Kirsten Rae Simonsen

For much of my childhood, my parents rented a summer house near the Wisconsin border for the winter. When the city owners came back from Chicago every summer to use the house, we were displaced for three months. Every summer, I travelled with my parents for three months across the United States and sometimes Europe, camping in remote and beautiful locations and seeing new places. By age ten I had been to over 35 states and had visited Europe and the Middle East. The experience was exciting and yet at times disorienting. I always felt at home and not at home simultaneously in various locations.
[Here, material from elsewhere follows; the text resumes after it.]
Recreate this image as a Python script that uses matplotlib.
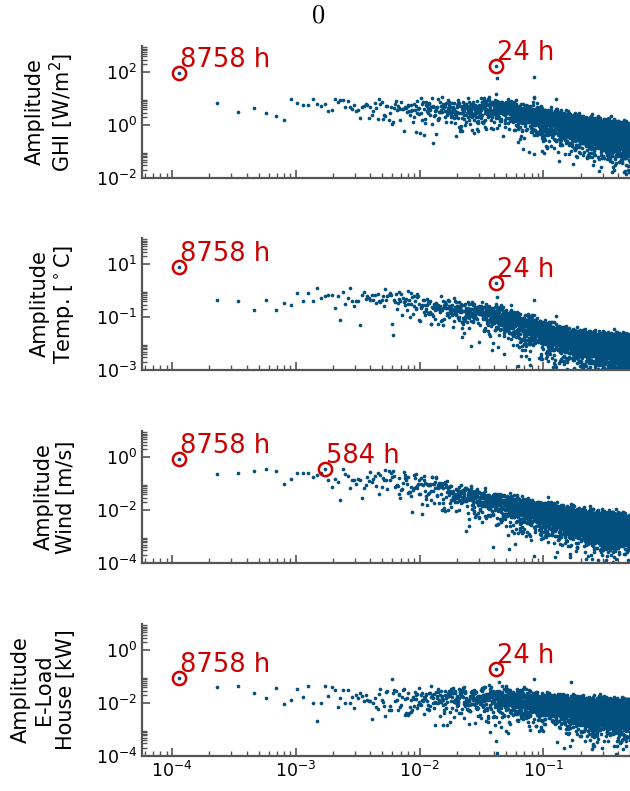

I have been deeply influenced by travel. As an adult, I spent a year studying traditional drawing and painting in Bali, Indonesia. While there, I also studied with a traditional Balinese painter in Sukawati, Batuan. The “Batuan style” of Balinese painting is dense and very line based; it is heavily narrative and verges on fantasy and a Henri Rousseau-like vision. I continue to return to Bali. I also have lived on and off in London and Amsterdam, and am continually drawn back to both. Additionally, I spent much time in various temporary utopian communities in the years leading up to the millennium. My work reflects this nomadic lifestyle and the search for home. I am interested in the built environment, utopias and dystopias, architectural displacement, nostalgia, colonial narratives, and the promises of the suburban and pastoral fantasies. The carnivalesque and a deep interest in folk tales and fairy tales also inform my work. I currently live in Honolulu, once again "displaced" and yet at home in a place not quite North America, not quite Asia.